Bir zamanlar sakız çiğnemek orucu bozar mı soruları geride kaldı. Şimdi öğrenciler, "Bile bile orucu bozarsak 61 gerekir mi" diye soru soruyor. Bu soruyu da bir kişi değil, kaç sınıfta çok öğrenci sordu.
Bu yazımda bile bile oruç bozmanın kefaret gerekip gerekmediğini ele almak istiyorum.
İlmihal kitaplarımızda orucu bile bile bozmanın cezası olarak "İki ay peşi sıra oruç tutmak ve bozduğumuz gün kadar oruç gerekir" yazılı.
Halkımız da böyle biliyor. Daha doğrusu 61 gün oruç tutmak gerekir şeklinde.
Bile bile oruç bozmanın cezası bir defa 61 gün değildir. Oruç bozan biri hangi ayda oruç tutacaksa, o aylar hicri takvime göre kaç çekiyorsa, o kadar ve bozduğu gün kadar tutulmalıdır. 61 galatı meşhur olmuştur.
Kefaret orucuna başlayan kişi o ayın ve takip eden ayın kaç çektiğine bakar. Diyelim ki bu aylar 29+29 çeksin. Bu durumda 58+1= 59 gün oruç tutması gerekir. Bu aylar 30+30 çekerse, 60+1 olmak üzere 61 gün tutacaktır. Kişi birden fazla oruç bozmuşsa, mesela 5 gün oruç bozdu diyelim.
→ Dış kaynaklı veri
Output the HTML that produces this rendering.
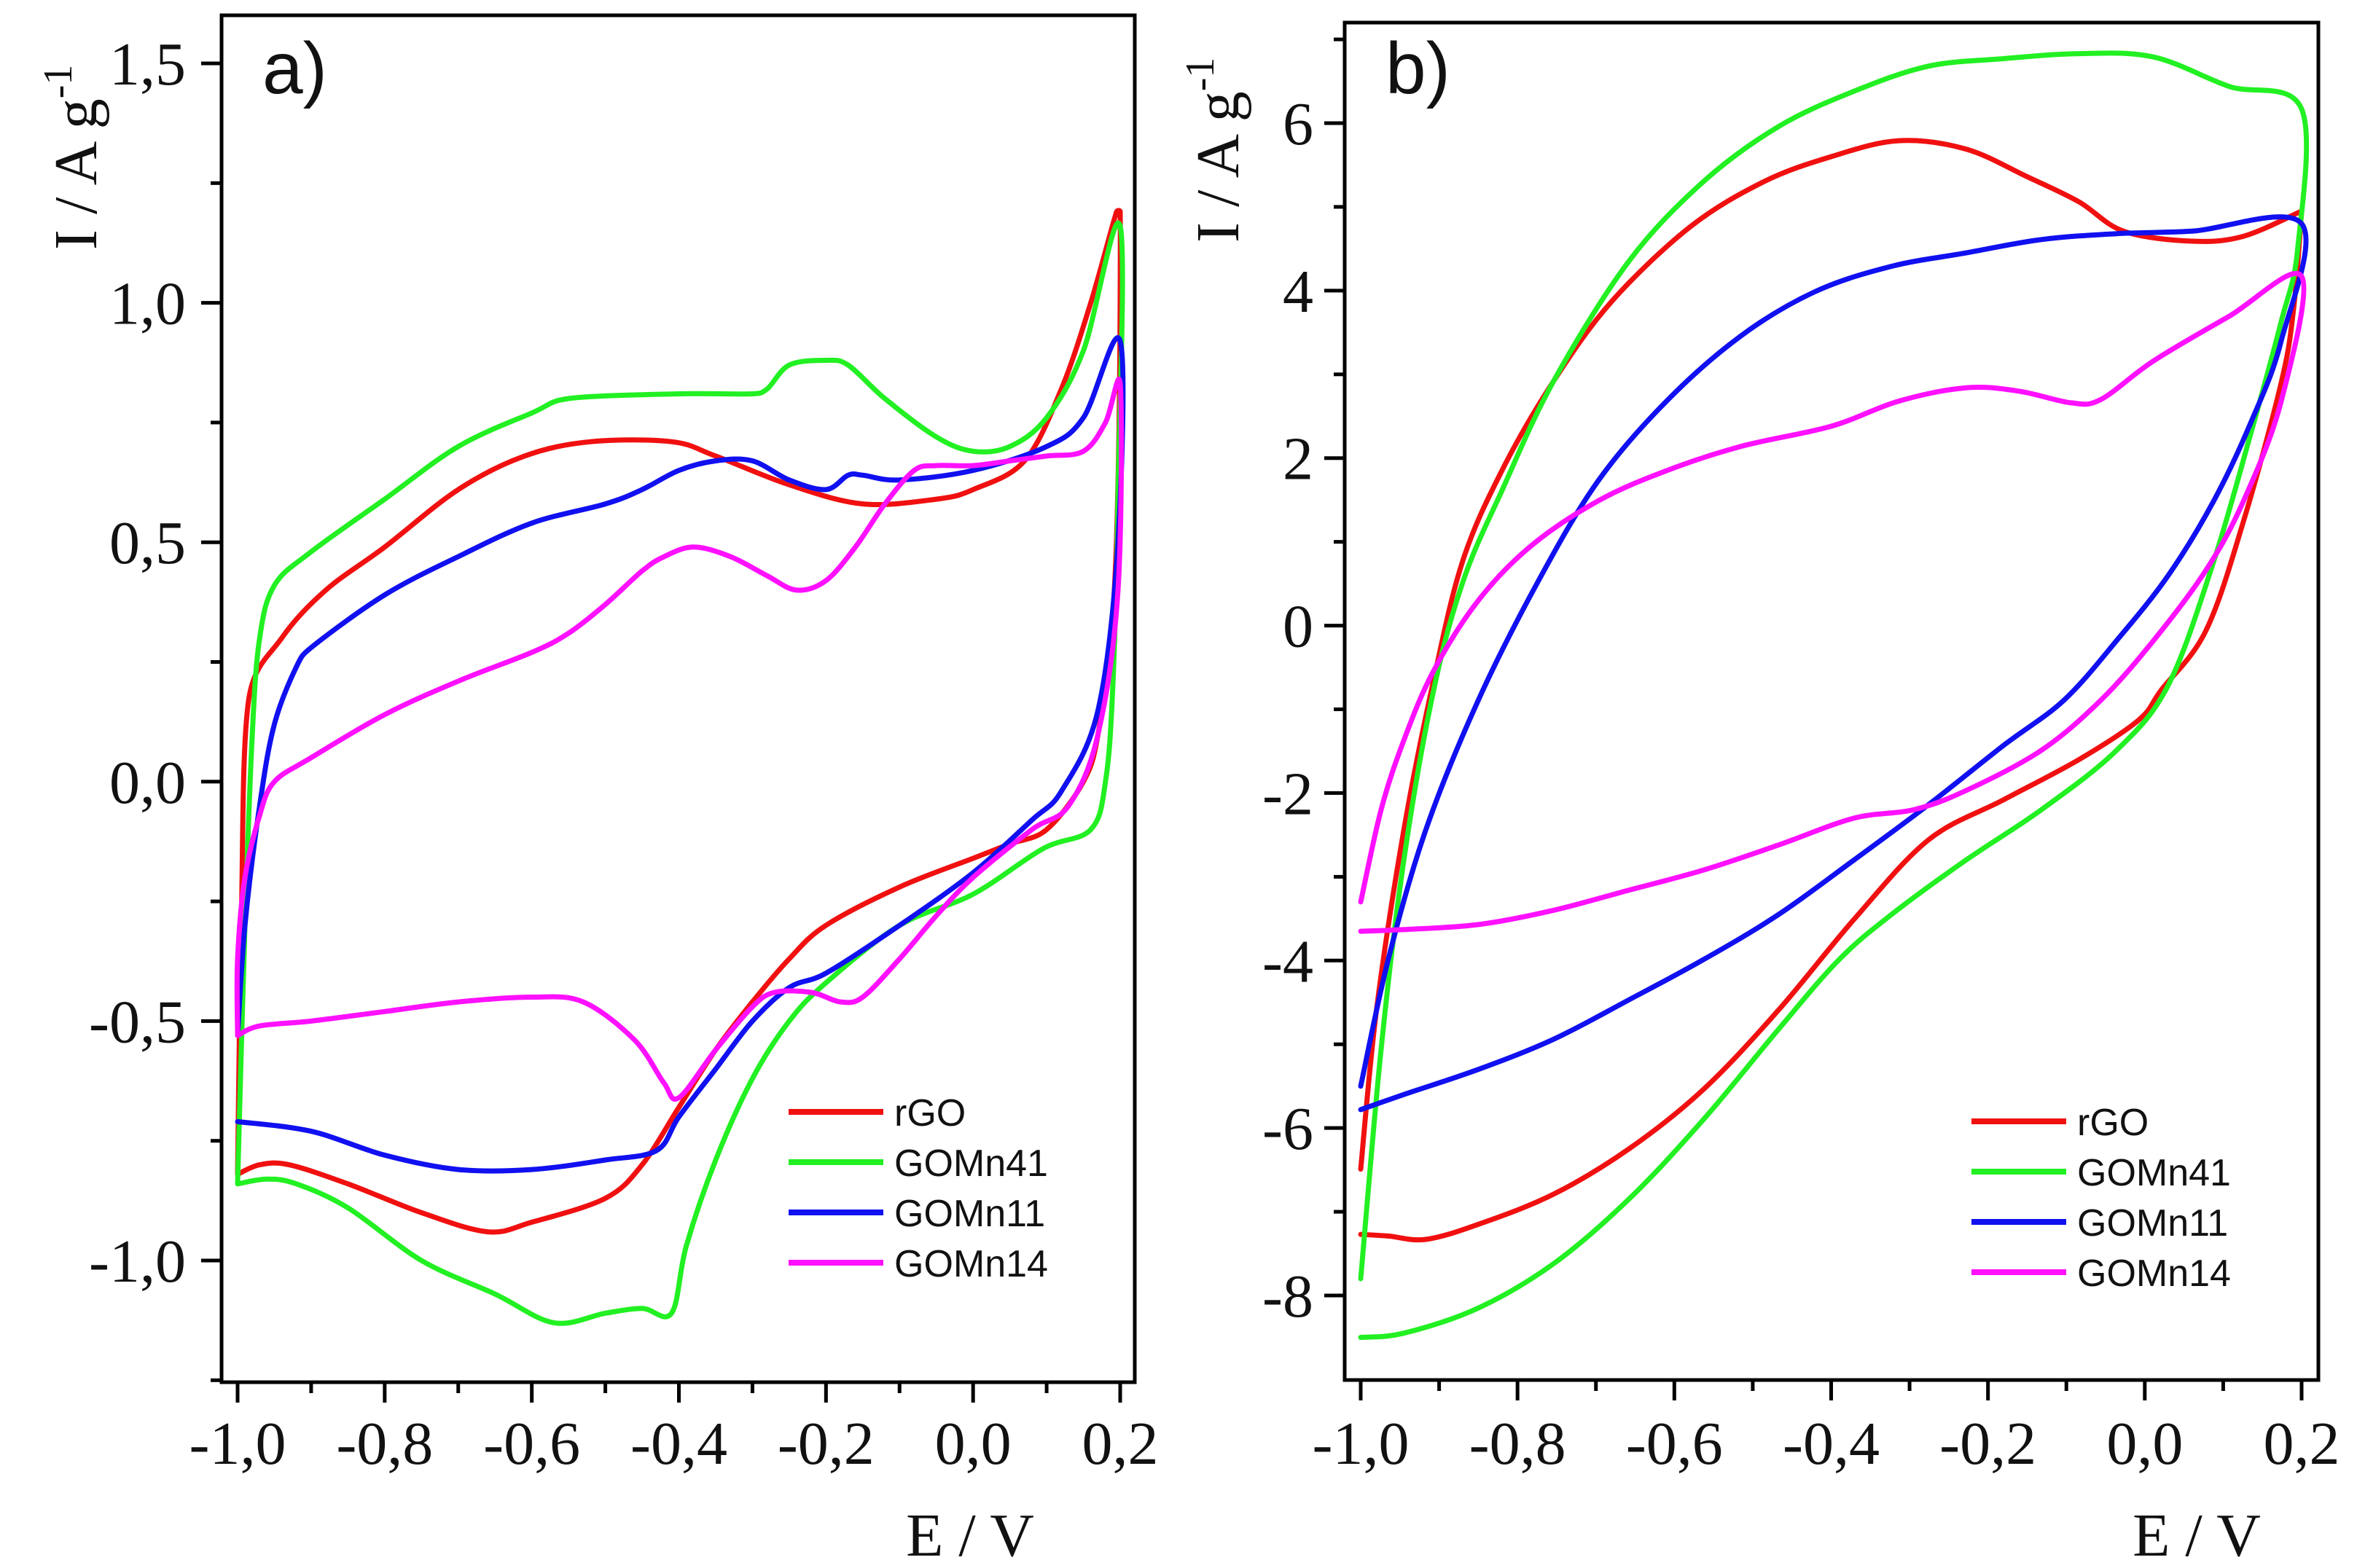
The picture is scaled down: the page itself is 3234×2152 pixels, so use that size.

Bu durumda 30+30+5 olmak üzere 65 gün oruç tutmalı. İki ayı hiç ara vermeden arka arkaya tutmalı. Bozduğu günleri diğer günlerde ayrı ayrı tutabilir.
Bu anlattığım ilmihallerde yazan kefaret orucunun açıklamasıdır.
Bu kefaret orucu yani bile bile oruç bozmanın cezası Kur'an-ı Kerim'de yazmıyor. Zıhar ayetindeki kefaret orucu bile bile oruç tutmaya kıyas yapılmıştır fıkıhçılar tarafından.
Katılır veya katılmazsınız, ben bu kefaret cezasını çok ağır buluyorum. Bile bile oruç bozmanın cezasının bu derece ağır olmaması gerektiğini düşünüyorum. Fıkıhçıların, insanımız orucunu bozmasın diye böyle bir kıyası tercih ettiklerini zannediyorum.
İyi niyetle ve insanımızı sakındırma amacıyla böyle bir ceza takdir edilse de insan psikolojisini göz ardı eden bir fetva olarak görüyorum. Bir gün orucunu tutamayan bir kimseye peşi sıra iki ay oruç tutturmaya çalışmanın uygulanabilirliği çok zordur. Bunu çok az insan yerine getirebilir. Öyle ya bir gün oruç tutmada zorlanan ve orucu bozan insandan iki ay oruç tutmasını beklemek insana gününü göstermek demektir.
Bir diğer husus, bir şeyin cezası misliyle olmalıdır. Kısasta bile durum böyledir. Cana can, dişe diş dedikleri ne eksik ne fazla, misliyle demektir. Bir kişi bile bile orucunu bozarsa bozduğu gün kadar yani güne gün oruç tutmalıdır. Doğrusu da budur.
Bir diğer husus, yine ilmihal kitaplarında yazdığına göre niyetlenmeyip oruç tutmayan kimse için güne gün oruç tutar denilirken, niyetlenip ardından oruç bozana iki ay ceza bana göre bir çelişkidir. Biri belki de keyfi olarak oruca niyetlenmiyor, diğeri tutacağım deyip iyi niyet gösteriyor ve oruca başlıyor. Nefsine ağır geldiği için dayanamayıp bozuyor. Bence oruca niyetlenen, iyi niyetli ama sözünde duramamış ve bozmuş. Bu iyi niyetin cezası 60 kat ceza olmamalı. Eğer kat kat ceza verilecekse niyetlenmeyen kişi için düşünülmelidir.
Burada, bile bile niyetlenmeyen iki ay tutmalı demiyorum. Çünkü bu da güne gün tutar. Sadece iyi niyet gösterene takdir edilen cezaya dikkat çekmek için böyle dedim. Mantık da böyle olmalıdır.
Sözün özü, cezalar anlaşılabilir olmalı, orantılı olmalı, kat be kat ceza olmamalı. Niyetlenen de niyetlenmeyen de güne gün oruç tutmalı. Kısaca insafı elden bırakmayalım. İnsanımıza hayatı zorlaştırmayalım, kolaylaştıralım demek istiyorum.
Not: Kendimi fetva vermeye haiz görmüyorum. Sadece bu konudaki görüşümü açıkladım.